Three months after driving Saddam Hussein from power, Iraq remains under US martial law, poorly policed by troops who still operate under combat precautions. The country's ethnic and religious divisions appear no closer to a reconciliation that would permit a restoration of power to Iraqis. And their impatience has fuelled an armed resistance that is taking a toll on the occupying force that approaches wartime losses.
Meanwhile, there remains no sign of Saddam or the weapons he was thought capable of unleashing at an invader, and never did, even when his position was desperate. None of that has worried the White House nearly as much as it has its closest ally, Britain, which was never as convinced that the weapons, if they existed, warranted a war. But now, with the Administration's admission its fears of a nuclear programme were based on bogus intelligence about uranium purchases, the US Congress and the Democratic Party are beginning to ask hard questions, too.
But the President has moved on, to more useful projects in Palestine and, now, Africa. If the Iraq adventure has any lasting benefit, beyond that country's relief from a detestable regime, it will be to engage a reluctant Administration closely in the Arab-Israeli dispute and, hopefully, in the real problems of what it calls "failed states". And when this President is engaged, wisely or not, he plainly means what he says and does what he says he will do.
There are signs of hope for the "road map" he has endorsed towards a two-state solution for Palestine. The truce declared for three months by two of the most militant Palestinian organisations, Hamas and Islamic Jihad, provides a rare opportunity for progress. Those groups might still not accept Israel's survival, even within pre-1967 borders, just as many Israelis still could not accept a surrender of the West Bank that they consider part of their biblical birthright. But Mr Bush has earned their trust, and the wary respect perhaps of Palestinians. It is a good start.
In Africa the horrors of failed states far exceed even the deadly reprisals in the Middle East. Hardly a month goes by, it seems, without a report of appalling carnage wreaked on populations in one African state or another. Last week it was Liberia. Turn the next page and you will find an account of more atrocity in the Congo. The countries are different but the stories begin to sound the same: warlords, whether in power or in rebel encampments, terrorise a region, enlist its population, particularly children, into a kill-or-be-killed contest for control of territories and resources, and often range across national borders destabilising neighbouring states.

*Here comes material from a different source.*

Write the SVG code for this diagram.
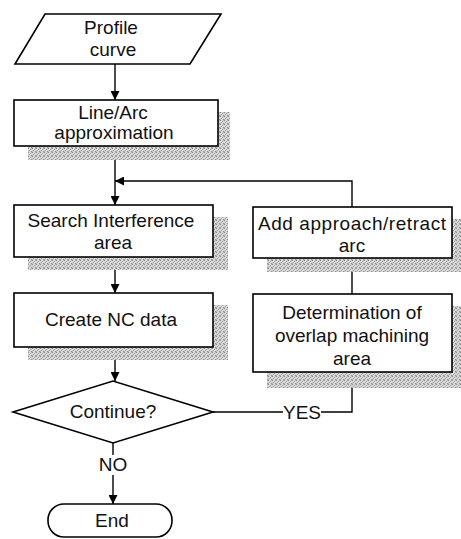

Not many of these conflicts pose a threat to the developed world, unless the absence of law and order provides a base for terrorists with a wider agenda. Bombings of US Embassies in East African capitals provide Mr Bush with a national interest if he needs one. But hopefully his difficulties in Iraq have awakened him to the challenge of failed states generally and he realises he can help their people. He would do better to give them trade opportunities than increased aid, and help to enforce the laws and freedoms on which Western prosperity has been built. That is a mission he could embrace.